Grounds and procedure for the annulment of an occupancy voucher (2) An occupancy voucher may be declared null and void within three years from its delivery.
An action for this purpose may be lodged after the expiry of the three-year time-limit if the occupancy voucher was issued due to the illegal actions of its beneficiaries.
Consequences of declaring an occupancy voucher null (1) If an occupancy voucher is declared null due to the illegal actions of its beneficiaries, they shall be evicted without being provided with an alternative flat (...).
(2) If the occupancy voucher is declared null on other grounds, the persons included in the occupancy voucher shall be evicted and provided the flat they occupied before or an alternative flat.” The relevant provisions of the Explanatory Decision of the Plenary of the Supreme Court of Justice no.
36 from 20 December 1999 read as follows: “3.
Receiving the municipality’s (...) action for the annulment of an occupancy voucher and for eviction with provision of alternative housing (...), the judge shall be obliged to verify if the action refers to a flat which is free and is provided to the evictee.
If no such information is provided, the judge (...) shall not continue the examination of the case and shall propose to the plaintiff to correct the deficiencies in a certain time-limit.

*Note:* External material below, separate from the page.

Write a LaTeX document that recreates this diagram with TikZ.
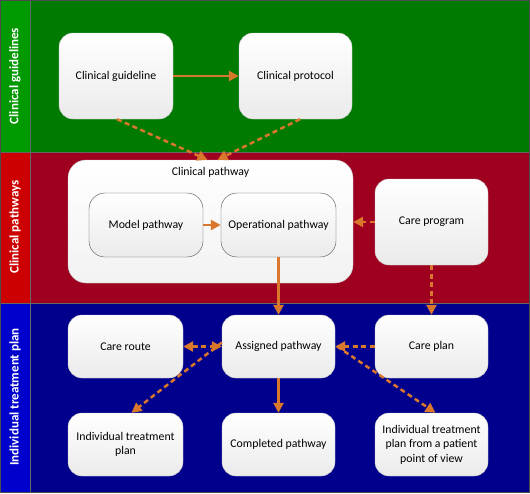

If the judge’s instructions are not complied with, the action shall be considered as not lodged and shall be returned to the plaintiff [without examination].” COMPLAINTS The applicants complain under Article 6 of the Convention that the domestic courts failed to deal in their judgments with and their submission alleging that the municipality’s action was time-barred, that the annulment of their occupancy voucher and their eviction without being provided alternative housing were contrary to domestic law.